Instructions for the task »
Give the data below again exactly as written, without its pictures.

Source code of charts »
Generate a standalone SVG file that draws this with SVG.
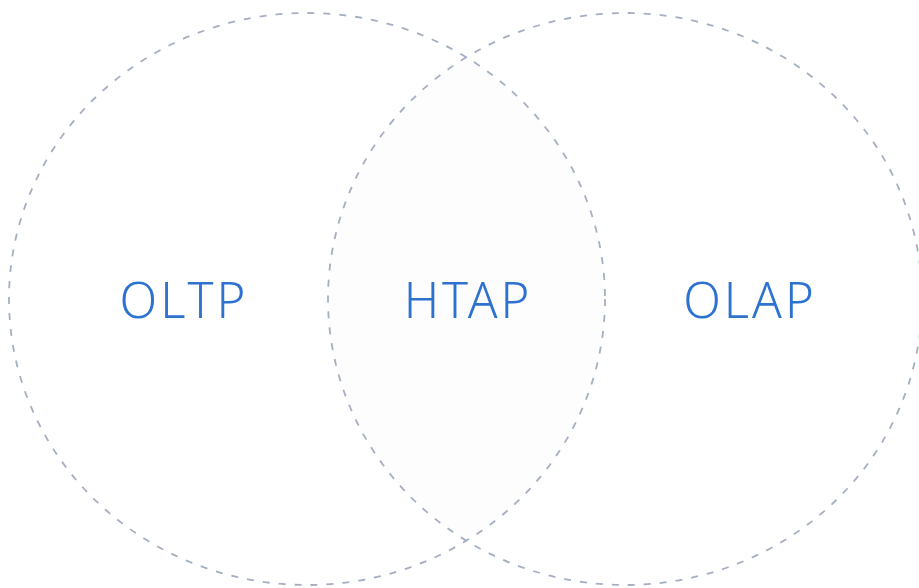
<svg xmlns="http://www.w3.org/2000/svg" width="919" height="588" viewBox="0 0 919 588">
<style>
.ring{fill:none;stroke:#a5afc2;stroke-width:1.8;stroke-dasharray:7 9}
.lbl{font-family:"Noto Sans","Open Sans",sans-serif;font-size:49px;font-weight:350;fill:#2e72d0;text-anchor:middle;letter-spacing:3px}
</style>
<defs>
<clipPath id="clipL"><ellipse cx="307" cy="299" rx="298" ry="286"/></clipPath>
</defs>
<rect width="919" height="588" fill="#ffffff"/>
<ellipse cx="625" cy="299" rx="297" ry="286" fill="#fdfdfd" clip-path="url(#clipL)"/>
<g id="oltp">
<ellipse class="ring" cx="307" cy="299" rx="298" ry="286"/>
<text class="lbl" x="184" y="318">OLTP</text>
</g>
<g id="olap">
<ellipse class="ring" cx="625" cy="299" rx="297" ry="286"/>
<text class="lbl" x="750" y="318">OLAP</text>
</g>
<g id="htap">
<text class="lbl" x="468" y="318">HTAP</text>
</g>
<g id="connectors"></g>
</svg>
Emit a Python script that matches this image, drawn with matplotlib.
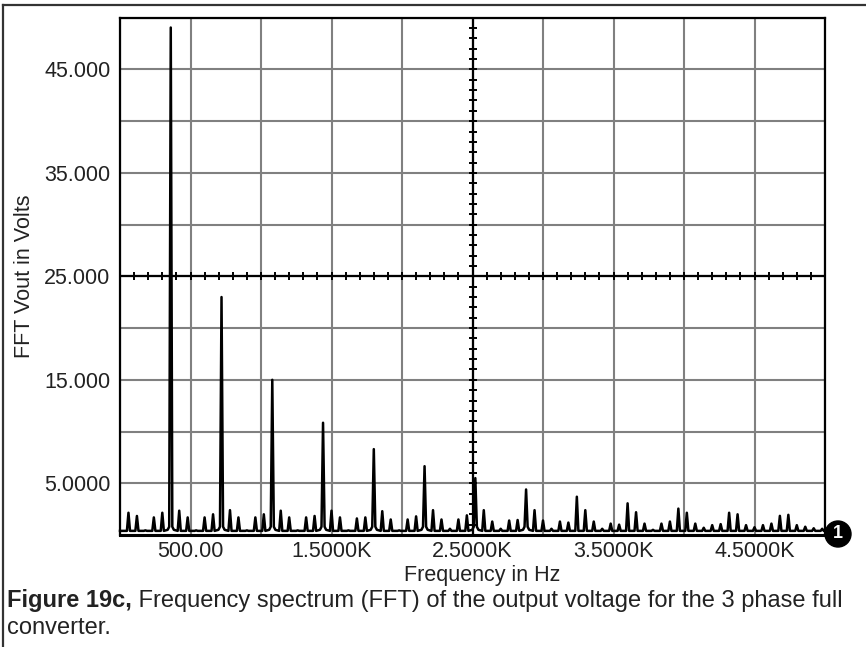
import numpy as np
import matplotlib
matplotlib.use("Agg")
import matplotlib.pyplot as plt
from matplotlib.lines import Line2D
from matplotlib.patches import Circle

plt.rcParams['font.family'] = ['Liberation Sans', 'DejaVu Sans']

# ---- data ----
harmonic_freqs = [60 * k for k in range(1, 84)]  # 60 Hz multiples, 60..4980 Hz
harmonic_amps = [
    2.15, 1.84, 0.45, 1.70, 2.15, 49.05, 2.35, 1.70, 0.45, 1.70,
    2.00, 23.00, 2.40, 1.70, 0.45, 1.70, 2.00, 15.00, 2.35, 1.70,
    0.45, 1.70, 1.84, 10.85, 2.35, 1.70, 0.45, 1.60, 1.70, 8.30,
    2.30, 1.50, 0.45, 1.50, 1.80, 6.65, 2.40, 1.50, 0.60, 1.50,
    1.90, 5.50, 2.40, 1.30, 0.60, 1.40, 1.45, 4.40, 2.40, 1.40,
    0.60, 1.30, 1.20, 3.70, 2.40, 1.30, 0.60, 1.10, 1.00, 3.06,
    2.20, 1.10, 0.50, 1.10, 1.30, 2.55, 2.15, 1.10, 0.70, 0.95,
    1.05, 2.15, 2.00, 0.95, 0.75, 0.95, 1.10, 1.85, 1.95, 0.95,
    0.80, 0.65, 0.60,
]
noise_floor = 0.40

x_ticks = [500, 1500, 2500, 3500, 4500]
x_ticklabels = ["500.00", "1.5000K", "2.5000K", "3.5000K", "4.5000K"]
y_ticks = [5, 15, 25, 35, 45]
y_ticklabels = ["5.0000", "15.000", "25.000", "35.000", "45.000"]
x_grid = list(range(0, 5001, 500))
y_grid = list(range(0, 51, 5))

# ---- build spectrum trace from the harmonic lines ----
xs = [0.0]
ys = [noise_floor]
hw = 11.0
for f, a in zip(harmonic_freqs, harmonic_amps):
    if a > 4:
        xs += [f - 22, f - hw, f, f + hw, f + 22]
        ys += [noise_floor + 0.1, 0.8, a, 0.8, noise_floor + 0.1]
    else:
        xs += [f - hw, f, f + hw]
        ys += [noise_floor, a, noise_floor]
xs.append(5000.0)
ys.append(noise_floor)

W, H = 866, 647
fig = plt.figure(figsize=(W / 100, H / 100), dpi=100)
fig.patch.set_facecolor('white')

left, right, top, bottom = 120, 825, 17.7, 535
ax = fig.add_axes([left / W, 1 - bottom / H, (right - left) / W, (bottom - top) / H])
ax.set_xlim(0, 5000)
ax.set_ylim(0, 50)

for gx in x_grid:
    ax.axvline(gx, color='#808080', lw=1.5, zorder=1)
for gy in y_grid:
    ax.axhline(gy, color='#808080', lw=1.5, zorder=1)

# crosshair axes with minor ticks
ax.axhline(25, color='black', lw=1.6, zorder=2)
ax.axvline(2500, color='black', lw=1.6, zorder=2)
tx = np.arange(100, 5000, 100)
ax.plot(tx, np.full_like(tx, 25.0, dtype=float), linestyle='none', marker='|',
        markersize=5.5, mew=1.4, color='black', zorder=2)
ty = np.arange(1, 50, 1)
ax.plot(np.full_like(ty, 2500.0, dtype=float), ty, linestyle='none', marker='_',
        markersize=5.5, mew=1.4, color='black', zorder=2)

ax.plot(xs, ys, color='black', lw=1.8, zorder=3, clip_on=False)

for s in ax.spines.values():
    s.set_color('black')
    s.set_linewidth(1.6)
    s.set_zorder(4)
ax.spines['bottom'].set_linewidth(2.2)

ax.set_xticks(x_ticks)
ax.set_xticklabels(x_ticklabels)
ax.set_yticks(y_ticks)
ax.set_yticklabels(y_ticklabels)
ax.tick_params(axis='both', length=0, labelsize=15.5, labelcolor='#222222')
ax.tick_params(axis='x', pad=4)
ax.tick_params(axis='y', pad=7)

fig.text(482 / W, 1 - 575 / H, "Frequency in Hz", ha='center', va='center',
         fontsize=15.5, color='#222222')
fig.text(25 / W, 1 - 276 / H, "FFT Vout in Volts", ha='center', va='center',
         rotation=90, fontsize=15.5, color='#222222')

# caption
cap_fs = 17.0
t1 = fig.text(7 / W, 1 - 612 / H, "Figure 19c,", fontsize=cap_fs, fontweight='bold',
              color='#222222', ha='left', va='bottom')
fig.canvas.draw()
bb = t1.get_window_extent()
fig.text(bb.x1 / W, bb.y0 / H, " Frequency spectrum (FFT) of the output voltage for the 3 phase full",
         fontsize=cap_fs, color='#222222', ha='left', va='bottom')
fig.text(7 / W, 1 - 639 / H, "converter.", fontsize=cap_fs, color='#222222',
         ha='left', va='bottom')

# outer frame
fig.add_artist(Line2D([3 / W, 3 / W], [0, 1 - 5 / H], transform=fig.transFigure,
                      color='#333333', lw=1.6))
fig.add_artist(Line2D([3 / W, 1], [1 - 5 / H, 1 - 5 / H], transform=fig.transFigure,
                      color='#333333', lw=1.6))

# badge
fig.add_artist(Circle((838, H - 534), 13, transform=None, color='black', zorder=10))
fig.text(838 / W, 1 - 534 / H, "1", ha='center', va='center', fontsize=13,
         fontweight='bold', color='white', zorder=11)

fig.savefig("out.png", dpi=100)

Full output »
Generate a standalone SVG file that draws this with SVG.
<svg xmlns="http://www.w3.org/2000/svg" width="919" height="588" viewBox="0 0 919 588">
<style>
.ring{fill:none;stroke:#a5afc2;stroke-width:1.8;stroke-dasharray:7 9}
.lbl{font-family:"Noto Sans","Open Sans",sans-serif;font-size:49px;font-weight:350;fill:#2e72d0;text-anchor:middle;letter-spacing:3px}
</style>
<defs>
<clipPath id="clipL"><ellipse cx="307" cy="299" rx="298" ry="286"/></clipPath>
</defs>
<rect width="919" height="588" fill="#ffffff"/>
<ellipse cx="625" cy="299" rx="297" ry="286" fill="#fdfdfd" clip-path="url(#clipL)"/>
<g id="oltp">
<ellipse class="ring" cx="307" cy="299" rx="298" ry="286"/>
<text class="lbl" x="184" y="318">OLTP</text>
</g>
<g id="olap">
<ellipse class="ring" cx="625" cy="299" rx="297" ry="286"/>
<text class="lbl" x="750" y="318">OLAP</text>
</g>
<g id="htap">
<text class="lbl" x="468" y="318">HTAP</text>
</g>
<g id="connectors"></g>
</svg>
Emit a Python script that matches this image, drawn with matplotlib.
import numpy as np
import matplotlib
matplotlib.use("Agg")
import matplotlib.pyplot as plt
from matplotlib.lines import Line2D
from matplotlib.patches import Circle

plt.rcParams['font.family'] = ['Liberation Sans', 'DejaVu Sans']

# ---- data ----
harmonic_freqs = [60 * k for k in range(1, 84)]  # 60 Hz multiples, 60..4980 Hz
harmonic_amps = [
    2.15, 1.84, 0.45, 1.70, 2.15, 49.05, 2.35, 1.70, 0.45, 1.70,
    2.00, 23.00, 2.40, 1.70, 0.45, 1.70, 2.00, 15.00, 2.35, 1.70,
    0.45, 1.70, 1.84, 10.85, 2.35, 1.70, 0.45, 1.60, 1.70, 8.30,
    2.30, 1.50, 0.45, 1.50, 1.80, 6.65, 2.40, 1.50, 0.60, 1.50,
    1.90, 5.50, 2.40, 1.30, 0.60, 1.40, 1.45, 4.40, 2.40, 1.40,
    0.60, 1.30, 1.20, 3.70, 2.40, 1.30, 0.60, 1.10, 1.00, 3.06,
    2.20, 1.10, 0.50, 1.10, 1.30, 2.55, 2.15, 1.10, 0.70, 0.95,
    1.05, 2.15, 2.00, 0.95, 0.75, 0.95, 1.10, 1.85, 1.95, 0.95,
    0.80, 0.65, 0.60,
]
noise_floor = 0.40

x_ticks = [500, 1500, 2500, 3500, 4500]
x_ticklabels = ["500.00", "1.5000K", "2.5000K", "3.5000K", "4.5000K"]
y_ticks = [5, 15, 25, 35, 45]
y_ticklabels = ["5.0000", "15.000", "25.000", "35.000", "45.000"]
x_grid = list(range(0, 5001, 500))
y_grid = list(range(0, 51, 5))

# ---- build spectrum trace from the harmonic lines ----
xs = [0.0]
ys = [noise_floor]
hw = 11.0
for f, a in zip(harmonic_freqs, harmonic_amps):
    if a > 4:
        xs += [f - 22, f - hw, f, f + hw, f + 22]
        ys += [noise_floor + 0.1, 0.8, a, 0.8, noise_floor + 0.1]
    else:
        xs += [f - hw, f, f + hw]
        ys += [noise_floor, a, noise_floor]
xs.append(5000.0)
ys.append(noise_floor)

W, H = 866, 647
fig = plt.figure(figsize=(W / 100, H / 100), dpi=100)
fig.patch.set_facecolor('white')

left, right, top, bottom = 120, 825, 17.7, 535
ax = fig.add_axes([left / W, 1 - bottom / H, (right - left) / W, (bottom - top) / H])
ax.set_xlim(0, 5000)
ax.set_ylim(0, 50)

for gx in x_grid:
    ax.axvline(gx, color='#808080', lw=1.5, zorder=1)
for gy in y_grid:
    ax.axhline(gy, color='#808080', lw=1.5, zorder=1)

# crosshair axes with minor ticks
ax.axhline(25, color='black', lw=1.6, zorder=2)
ax.axvline(2500, color='black', lw=1.6, zorder=2)
tx = np.arange(100, 5000, 100)
ax.plot(tx, np.full_like(tx, 25.0, dtype=float), linestyle='none', marker='|',
        markersize=5.5, mew=1.4, color='black', zorder=2)
ty = np.arange(1, 50, 1)
ax.plot(np.full_like(ty, 2500.0, dtype=float), ty, linestyle='none', marker='_',
        markersize=5.5, mew=1.4, color='black', zorder=2)

ax.plot(xs, ys, color='black', lw=1.8, zorder=3, clip_on=False)

for s in ax.spines.values():
    s.set_color('black')
    s.set_linewidth(1.6)
    s.set_zorder(4)
ax.spines['bottom'].set_linewidth(2.2)

ax.set_xticks(x_ticks)
ax.set_xticklabels(x_ticklabels)
ax.set_yticks(y_ticks)
ax.set_yticklabels(y_ticklabels)
ax.tick_params(axis='both', length=0, labelsize=15.5, labelcolor='#222222')
ax.tick_params(axis='x', pad=4)
ax.tick_params(axis='y', pad=7)

fig.text(482 / W, 1 - 575 / H, "Frequency in Hz", ha='center', va='center',
         fontsize=15.5, color='#222222')
fig.text(25 / W, 1 - 276 / H, "FFT Vout in Volts", ha='center', va='center',
         rotation=90, fontsize=15.5, color='#222222')

# caption
cap_fs = 17.0
t1 = fig.text(7 / W, 1 - 612 / H, "Figure 19c,", fontsize=cap_fs, fontweight='bold',
              color='#222222', ha='left', va='bottom')
fig.canvas.draw()
bb = t1.get_window_extent()
fig.text(bb.x1 / W, bb.y0 / H, " Frequency spectrum (FFT) of the output voltage for the 3 phase full",
         fontsize=cap_fs, color='#222222', ha='left', va='bottom')
fig.text(7 / W, 1 - 639 / H, "converter.", fontsize=cap_fs, color='#222222',
         ha='left', va='bottom')

# outer frame
fig.add_artist(Line2D([3 / W, 3 / W], [0, 1 - 5 / H], transform=fig.transFigure,
                      color='#333333', lw=1.6))
fig.add_artist(Line2D([3 / W, 1], [1 - 5 / H, 1 - 5 / H], transform=fig.transFigure,
                      color='#333333', lw=1.6))

# badge
fig.add_artist(Circle((838, H - 534), 13, transform=None, color='black', zorder=10))
fig.text(838 / W, 1 - 534 / H, "1", ha='center', va='center', fontsize=13,
         fontweight='bold', color='white', zorder=11)

fig.savefig("out.png", dpi=100)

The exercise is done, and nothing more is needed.